Flight SQL has no bindings for Python, R, etc. and this would give you 
bindings, albeit indirectly; also, instead of asking users to choose between 
different APIs, having Flight SQL under ADBC makes the decision easier - 
servers implement Flight SQL, clients consume ADBC.

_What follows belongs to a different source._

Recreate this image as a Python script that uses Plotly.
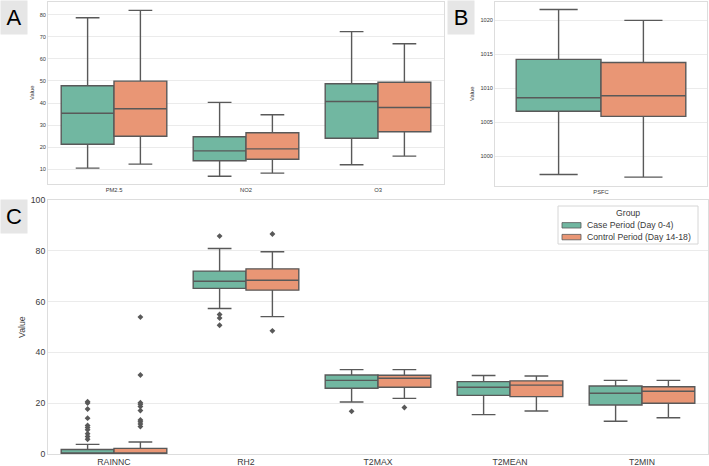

On Fri, Aug 19, 2022, at 17:01, Antoine Pitrou wrote:
> I see. What is the point of wrapping Flight SQL in ADBC then? Just for 
> consistency with other drivers?
>
>
> Le 19/08/2022 à 23:00, David Li a écrit :
>> No, sorry: I meant only the API definitions by "C"; everything so far is 
>> actually implemented in C++. There's no reason we couldn't port the SQLite 
>> driver to pure C with nanoarrow but I've mostly used it as a testbed and not 
>> tried to make it a 'real' driver.
>> 
>> On Fri, Aug 19, 2022, at 16:19, Antoine Pitrou wrote:
>>> Le 19/08/2022 à 20:09, David Li a écrit :
>>>> Since it's been a while, I'd like to give an update. There are also a few 
>>>> questions I have around distribution.
>>>>
>>>> Currently:
>>>> - Supported in C, Java, and Python.
>>>> - For C/Python, there are basic drivers wrapping Flight SQL and SQLite, 
>>>> with a draft of a libpq (Postgres) driver (using nanoarrow).
>>>> - For Java, there are drivers wrapping JDBC and Flight SQL.
>>>> - For Python, there's low-level bindings to the C API, and the DBAPI 
>>>> interface on top of that (+a few extension methods resembling 
>>>> DuckDB/Turbodbc).
>>>
>>> Did you wrap Flight SQL in pure C?